Church of England, Wonga and ethical investment: what the last week has taught us
Friday, August 2nd, 2013 By
It’s a week since it was revealed the Church of England invested indirectly in Wonga – the payday lender that the archbishop of Canterbury had vowed to “compete” out of business through credit unions backed by the church.
In the immediate aftermath, a frenzied British media asked such questions as, “Can investments ever be ethical?” and made such unsubstantiated comments as, “There is no such thing as an ethical investment.”
The church’s Ethical Investment Advisory Group (EIAG) justified the Wonga investment by saying it was in a pooled fund that it had little control over, and amounted to just £75,000 – or 0.3% of the fund.
To shed further light on the situation, and to assess what the last seven days have taught us, Blue & Green Tomorrow spoke with Simon Howard, chief executive of the UK Sustainable Investment and Finance Association (UKSIF).
What do you think is the key lesson that private and institutional investors should take from the last week?
The key lessons are the need both for transparency and for good process. Institutional asset owners should ask managers for full reporting and be prepared to pay for support in assessing that reporting and ensuring compliance with their requirements.
Individual investors should ask to see full lists of portfolio holdings and look to see up to date reporting/detailing of fund manager policies on websites.
The BBC asked, “Can investments ever be ethical?” and the Telegraph’s Questor column answered, “There is no such thing as an ethical investment.” How would you respond to Questor’s answer?
I don’t think ethics are an absolute; everyone must develop their own views. As such, the BBC and Questor questions fall into the definitional category rather than the practical.
I believe that investment can do good or ill, that some activities should not be funded because of their environmental – including climate – or social impact, and that anyone who tries to reflect this in their investments is doing the right thing.
Increasingly too, fund managers and companies understand the risk to share prices from poor practice in terms of environmental and social behaviours. The need for sustainable as well as ethical investment is becoming better recognised across the investment chain.
Does the presence of unsustainable and unethical industries in ethical funds damage the reputation’s industry?
As I say, I think ethics are not an absolute in the real world, and I would imagine most of the investments will only be unsustainable and unethical in the eyes of some people.
I would be surprised if anything generally held to be unethical were in the funds. Clearly holdings that are debateable can be used to undercut the practice of ethical investment but I don’t think they undercut the need for it or its aspirations.
Ethical funds often say they hold potentially unsustainable or unethical stocks so they can change that particular firm from within – using their rights as a shareholder to make it more sustainable and ethical.
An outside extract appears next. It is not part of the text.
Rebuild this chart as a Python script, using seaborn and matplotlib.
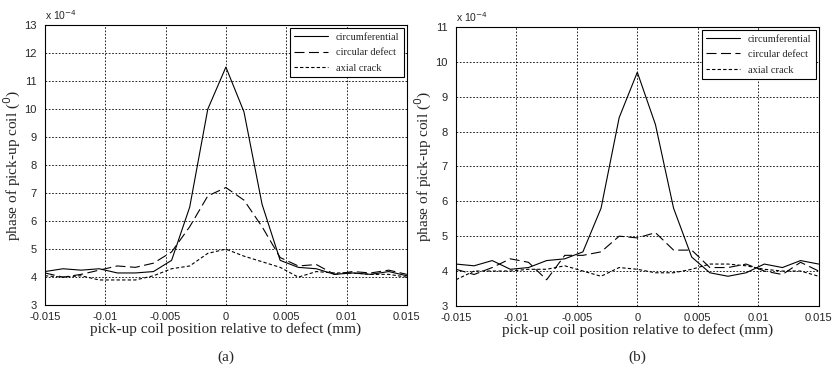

What are your thoughts about this justification for this kind of investment?
I think engagement of the type envisaged can be productive. The impact would mainly depend on the particular company, the objectives of the engagement and the vigour with which it is pursued.
Some fund managers prefer not to give details of their engagement; clearly that wouldn’t be appropriate in the situation you outline.
We often ask, and are asked, how we make sustainable and ethical investment mainstream, but what we want to know is how we make mainstream investment sustainable and ethical.
There is nothing wrong with seeking to engage with a fund manager on ethical issues, but it does run the risk of getting bogged down in definitions.
In the context of making sustainable investment mainstream, I think a sensible approach is to focus on financial risk. There are clearly discernible financial risks in many sectors stemming from climate change and resource depletion and fund managers can be asked to explain how they handle these.
There are also clear risks inherent in supply chains and production methods from social issues such as child labour and human rights, and there are very potent PR risks from sourcing from counterparties where the investee company isn’t on top of health and safety issues.
Managers should be able to answer how they assess and mitigate these risks. UKSIF wants all owners to be better able to reflect their values in their investments – that’s what our National Ethical Investment Week and Ownership Day campaigns are all about – and engaging on ethics or risk are simply two ways of doing that.
Creating a stable, clear policy framework that rewards long-term investment decisions is also vital for creating the signals that encourage mainstream investors to look more closely at sustainable and ethical investment. This is why it is so important for the industry to engage with politicians, regulators and officials on these issues.